How Gas Rates Are Set
Natural gas bills can be broken down into two primary components, delivery and commodity. A typical residential heating customer’s annual gas cost is roughly 30% delivery charges and 70% commodity charges.
The delivery charge covers costs associated with the delivery of gas supply through the local utility pipelines (i.e. gas distribution costs, system maintenance, safety and inspection programs, customer service, metering, billing, etc.) and are regulated by the Public Utilities Commission. The rates are based on reasonable and prudent expenses incurred in providing service and a reasonable rate of return on the utility’s plant investment. It is through the allowed rate of return on plant investment that the utility has the opportunity to earn a profit.

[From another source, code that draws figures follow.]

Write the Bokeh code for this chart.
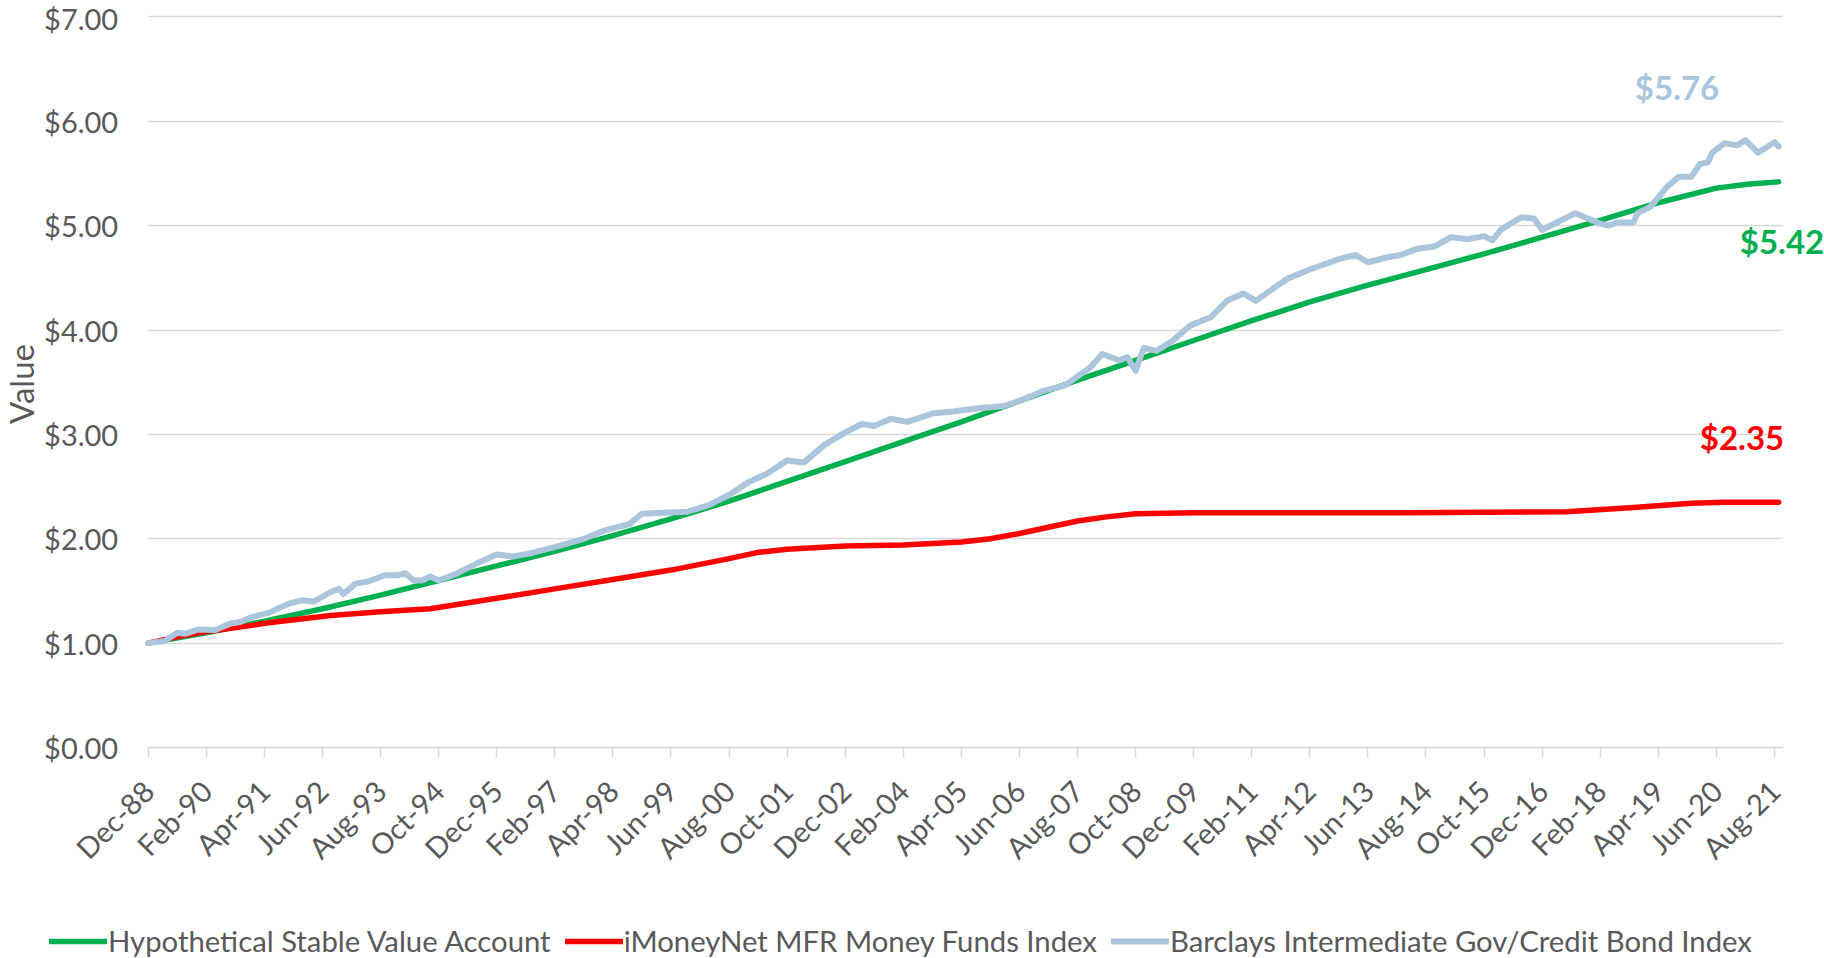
import math
from bokeh.plotting import figure
from bokeh.models import (Range1d, FixedTicker, NumeralTickFormatter, Legend,
                          LegendItem, Label)
from bokeh.embed import file_html
from bokeh.resources import INLINE

# ---------------- data (month index: 0 = Dec-88) ----------------
tick_labels = ["Dec-88", "Feb-90", "Apr-91", "Jun-92", "Aug-93", "Oct-94", "Dec-95",
               "Feb-97", "Apr-98", "Jun-99", "Aug-00", "Oct-01", "Dec-02", "Feb-04",
               "Apr-05", "Jun-06", "Aug-07", "Oct-08", "Dec-09", "Feb-11", "Apr-12",
               "Jun-13", "Aug-14", "Oct-15", "Dec-16", "Feb-18", "Apr-19", "Jun-20",
               "Aug-21"]
tick_step_months = 14

stable_months = [0, 14, 28, 42, 56, 70, 84, 98, 112, 126, 140, 154, 168, 182, 196,
                 210, 224, 238, 252, 266, 280, 294, 308, 322, 336, 350, 364, 378,
                 386, 393]
stable_values = [1.00, 1.10, 1.21, 1.33, 1.46, 1.60, 1.74, 1.88, 2.03, 2.19, 2.36,
                 2.55, 2.74, 2.93, 3.12, 3.32, 3.52, 3.71, 3.90, 4.09, 4.27, 4.43,
                 4.58, 4.73, 4.89, 5.05, 5.22, 5.36, 5.40, 5.42]

money_months = [0, 7, 14, 25, 28, 44, 56, 68, 84, 98, 112, 126, 140, 147, 154, 168,
                182, 196, 203, 210, 224, 231, 238, 252, 266, 302, 342, 358, 372, 380,
                393]
money_values = [1.00, 1.06, 1.11, 1.17, 1.19, 1.265, 1.30, 1.33, 1.43, 1.52, 1.61,
                1.70, 1.81, 1.87, 1.90, 1.93, 1.94, 1.97, 2.00, 2.05, 2.17, 2.21,
                2.24, 2.25, 2.25, 2.25, 2.26, 2.30, 2.34, 2.35, 2.35]

bond_months = [0, 4, 7, 9, 12, 16, 17, 20, 22, 25, 29, 32, 34, 37, 40, 44, 46, 47,
               50, 53, 57, 60, 62, 64, 66, 68, 70, 74, 79, 84, 88, 92, 98, 105, 110,
               116, 119, 124, 130, 135, 140, 145, 149, 154, 158, 163, 168, 172, 175,
               179, 183, 189, 194, 200, 206, 210, 216, 221, 227, 230, 234, 236, 238,
               240, 243, 247, 251, 254, 256, 260, 264, 267, 273, 275, 280, 287, 291,
               294, 299, 302, 306, 310, 314, 318, 322, 324, 326, 328, 331, 334, 336,
               337, 341, 344, 347, 350, 352, 354, 358, 359, 362, 364, 366, 369, 372,
               374, 376, 377, 380, 383, 385, 388, 390, 392, 393]
bond_values = [1.00, 1.02, 1.10, 1.09, 1.13, 1.125, 1.14, 1.19, 1.20, 1.25, 1.29,
               1.345, 1.38, 1.41, 1.40, 1.49, 1.52, 1.47, 1.57, 1.59, 1.65, 1.65,
               1.67, 1.60, 1.60, 1.64, 1.60, 1.66, 1.76, 1.85, 1.83, 1.86, 1.92,
               2.00, 2.08, 2.14, 2.24, 2.25, 2.26, 2.32, 2.42, 2.55, 2.62, 2.75,
               2.73, 2.90, 3.02, 3.10, 3.08, 3.15, 3.12, 3.20, 3.22, 3.25, 3.27,
               3.32, 3.42, 3.47, 3.64, 3.77, 3.71, 3.74, 3.61, 3.83, 3.80, 3.90,
               4.04, 4.09, 4.12, 4.28, 4.35, 4.28, 4.45, 4.50, 4.58, 4.68, 4.72,
               4.65, 4.70, 4.72, 4.78, 4.80, 4.89, 4.87, 4.90, 4.86, 4.96, 5.01,
               5.08, 5.07, 4.96, 4.98, 5.06, 5.12, 5.07, 5.02, 5.00, 5.03, 5.03,
               5.12, 5.18, 5.27, 5.37, 5.47, 5.47, 5.59, 5.61, 5.70, 5.79, 5.77,
               5.82, 5.70, 5.75, 5.80, 5.76]

series_names = ["Hypothetical Stable Value Account",
                "iMoneyNet MFR Money Funds Index",
                "Barclays Intermediate Gov/Credit Bond Index"]
y_ticks = [0, 1, 2, 3, 4, 5, 6, 7]
y_title = "Value"

# ---------------- geometry (pixels) ----------------
W, H = 1824, 958
X0_PX = 147.7        # pixel of month 0
PX_PER_MONTH = 4.1487
Y0_PX = 747.0        # pixel of $0
PX_PER_DOLLAR = 104.36
AXIS_END_PX = 1781.7
LEGEND_LEFT_PX = 49


def mx(px):
    return (px - X0_PX) / PX_PER_MONTH


def vy(py):
    return (Y0_PX - py) / PX_PER_DOLLAR


# ---------------- style ----------------
GREEN = "#00B050"
RED = "#FF0000"
BLUE = "#ABC5DD"
GREY_TXT = "#595959"
GRID = "#D9D9D9"
FONT = "Lato"

p = figure(width=W, height=H, x_range=Range1d(mx(0), mx(W)),
           y_range=Range1d(vy(H), vy(0)), output_backend="svg",
           toolbar_location=None, min_border=0, min_border_left=0,
           min_border_right=0, min_border_top=0, min_border_bottom=0,
           outline_line_color=None, background_fill_color="white",
           border_fill_color="white")

g = p.line(stable_months, stable_values, line_color=GREEN, line_width=5.5,
           line_join="round", line_cap="round")
r = p.line(money_months, money_values, line_color=RED, line_width=5.5,
           line_join="round", line_cap="round")
b = p.line(bond_months, bond_values, line_color=BLUE, line_width=6,
           line_join="round", line_cap="round")

x_end = mx(AXIS_END_PX)

# x axis
tick_pos = [i * tick_step_months for i in range(len(tick_labels))]
p.xaxis.fixed_location = 0
p.xaxis.bounds = (0, x_end)
p.xaxis.ticker = FixedTicker(ticks=tick_pos)
p.xaxis.major_label_overrides = {t: l for t, l in zip(tick_pos, tick_labels)}
p.xaxis.major_label_orientation = math.pi / 4
p.xaxis.axis_line_color = GRID
p.xaxis.axis_line_width = 1.5
p.xaxis.major_tick_line_color = GRID
p.xaxis.major_tick_line_width = 1.5
p.xaxis.major_tick_out = 10
p.xaxis.major_tick_in = 0
p.xaxis.minor_tick_line_color = None
p.xaxis.major_label_standoff = 28
p.xaxis.major_label_text_font = FONT
p.xaxis.major_label_text_font_size = "29px"
p.xaxis.major_label_text_color = GREY_TXT

# y axis
p.yaxis.fixed_location = 0
p.yaxis.bounds = (0, 7)
p.yaxis.ticker = FixedTicker(ticks=y_ticks)
p.yaxis.formatter = NumeralTickFormatter(format="$0.00")
p.yaxis.axis_line_color = None
p.yaxis.major_tick_line_color = None
p.yaxis.minor_tick_line_color = None
p.yaxis.major_label_standoff = 24
p.yaxis.major_label_text_font = FONT
p.yaxis.major_label_text_font_size = "29px"
p.yaxis.major_label_text_color = GREY_TXT

p.xgrid.grid_line_color = None
p.ygrid.grid_line_color = GRID
p.ygrid.grid_line_width = 1.5
p.ygrid.ticker = FixedTicker(ticks=y_ticks)
p.ygrid.bounds = (0, 7)
p.ygrid.cross_bounds = (0, x_end)

# y axis title
p.add_layout(Label(x=mx(20), y=vy(383.5), text=y_title, angle=math.pi / 2,
                   text_align="center", text_baseline="middle",
                   text_font=FONT, text_font_size="33px", text_color=GREY_TXT))

# end-value labels
for xs, ys, col, dx, dy in [(bond_months, bond_values, BLUE, -101.6, 59.0),
                            (stable_months, stable_values, GREEN, 3.4, -59.6),
                            (money_months, money_values, RED, -36.6, 65.3)]:
    p.add_layout(Label(x=xs[-1], y=ys[-1], text=f"${ys[-1]:.2f}", x_offset=dx,
                       y_offset=dy, text_align="center", text_baseline="middle",
                       text_font=FONT, text_font_style="bold",
                       text_font_size="33px", text_color=col))

legend = Legend(items=[LegendItem(label=series_names[0], renderers=[g]),
                       LegendItem(label=series_names[1], renderers=[r]),
                       LegendItem(label=series_names[2], renderers=[b])],
                orientation="horizontal", location=(LEGEND_LEFT_PX, 0),
                glyph_width=58, glyph_height=20, label_standoff=1, spacing=14,
                padding=0, margin=0, border_line_color=None,
                background_fill_alpha=0, label_text_font=FONT,
                label_text_font_size="29.3px", label_text_color=GREY_TXT)
p.add_layout(legend, "center")

open("out.html", "w").write(file_html(p, INLINE))
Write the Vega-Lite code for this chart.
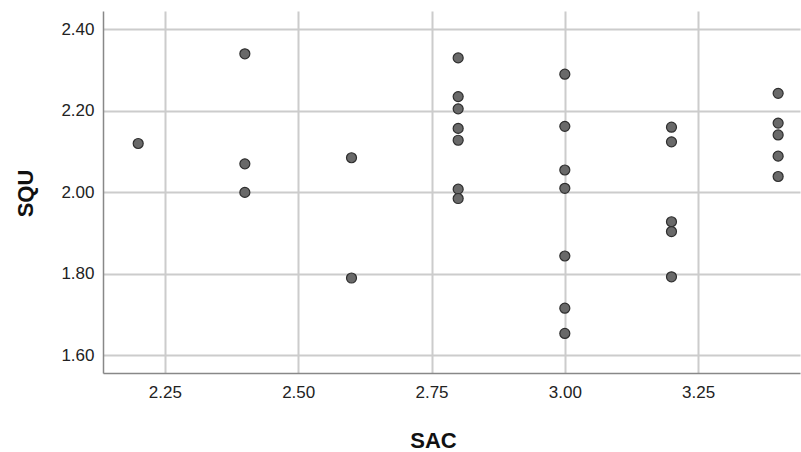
{
  "$schema": "https://vega.github.io/schema/vega-lite/v6.json",
  "autosize": {"type": "none"},
  "width": 697,
  "height": 362,
  "padding": {"left": 103, "top": 11, "right": 1, "bottom": 79},
  "background": "white",
  "config": {"view": {"stroke": null}},
  "data": {"values": [
    {"SAC": 2.2, "SQU": 2.12},
    {"SAC": 2.4, "SQU": 2.34},
    {"SAC": 2.4, "SQU": 2.07},
    {"SAC": 2.4, "SQU": 2.0},
    {"SAC": 2.6, "SQU": 2.085},
    {"SAC": 2.6, "SQU": 1.79},
    {"SAC": 2.8, "SQU": 2.33},
    {"SAC": 2.8, "SQU": 2.235},
    {"SAC": 2.8, "SQU": 2.205},
    {"SAC": 2.8, "SQU": 2.157},
    {"SAC": 2.8, "SQU": 2.128},
    {"SAC": 2.8, "SQU": 2.008},
    {"SAC": 2.8, "SQU": 1.985},
    {"SAC": 3.0, "SQU": 2.29},
    {"SAC": 3.0, "SQU": 2.162},
    {"SAC": 3.0, "SQU": 2.055},
    {"SAC": 3.0, "SQU": 2.01},
    {"SAC": 3.0, "SQU": 1.844},
    {"SAC": 3.0, "SQU": 1.716},
    {"SAC": 3.0, "SQU": 1.654},
    {"SAC": 3.2, "SQU": 2.16},
    {"SAC": 3.2, "SQU": 2.124},
    {"SAC": 3.2, "SQU": 1.928},
    {"SAC": 3.2, "SQU": 1.904},
    {"SAC": 3.2, "SQU": 1.793},
    {"SAC": 3.4, "SQU": 2.243},
    {"SAC": 3.4, "SQU": 2.17},
    {"SAC": 3.4, "SQU": 2.141},
    {"SAC": 3.4, "SQU": 2.089},
    {"SAC": 3.4, "SQU": 2.039}
  ]},
  "mark": {"type": "point", "filled": true, "fill": "#696969", "stroke": "#2e2e2e", "strokeWidth": 1.2, "opacity": 1, "size": 100},
  "encoding": {
    "x": {
      "field": "SAC", "type": "quantitative",
      "scale": {"domain": [2.134, 3.441], "nice": false, "zero": false},
      "axis": {
        "title": "SAC", "values": [2.25, 2.5, 2.75, 3.0, 3.25], "format": ".2f",
        "ticks": false, "labelPadding": 11, "labelFont": "Liberation Sans", "labelFontSize": 17, "labelColor": "#222222",
        "domainColor": "#888888", "domainWidth": 1.5,
        "grid": true, "gridColor": "#cccccc", "gridWidth": 2,
        "titleFont": "Liberation Sans", "titleFontSize": 22, "titleFontWeight": "bold", "titleColor": "#111111",
        "titleX": 330, "titleY": 74, "titleBaseline": "alphabetic", "titleAlign": "center"
      }
    },
    "y": {
      "field": "SQU", "type": "quantitative",
      "scale": {"domain": [1.557, 2.445], "nice": false, "zero": false},
      "axis": {
        "title": "SQU", "values": [1.6, 1.8, 2.0, 2.2, 2.4], "format": ".2f",
        "ticks": false, "labelPadding": 9, "labelFont": "Liberation Sans", "labelFontSize": 17, "labelColor": "#222222",
        "domainColor": "#888888", "domainWidth": 1.5,
        "grid": true, "gridColor": "#cccccc", "gridWidth": 2,
        "titleFont": "Liberation Sans", "titleFontSize": 22, "titleFontWeight": "bold", "titleColor": "#111111",
        "titleAngle": -90, "titleX": -71, "titleY": 182, "titleBaseline": "alphabetic", "titleAlign": "center"
      }
    }
  }
}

The commodity charge is for gas supply purchased by the local utility on behalf of the customer and is set twice each year (summer and winter periods) with all gas supply costs (i.e., commodity costs, interstate pipeline transportation, underground storage contracts, etc.) factored into the rate. While the interstate pipeline rates are regulated by the Federal Energy Regulatory Commission (FERC), natural gas and propane are unregulated commodities. The gas utilities are allowed to pass those costs through to customers on a dollar for dollar basis, with no mark-up. The Public Utilities Commission staff does regular audits and prudence reviews of all supply decisions and related costs. Following a hearing on all issues, the Commission sets a Cost of Gas rate.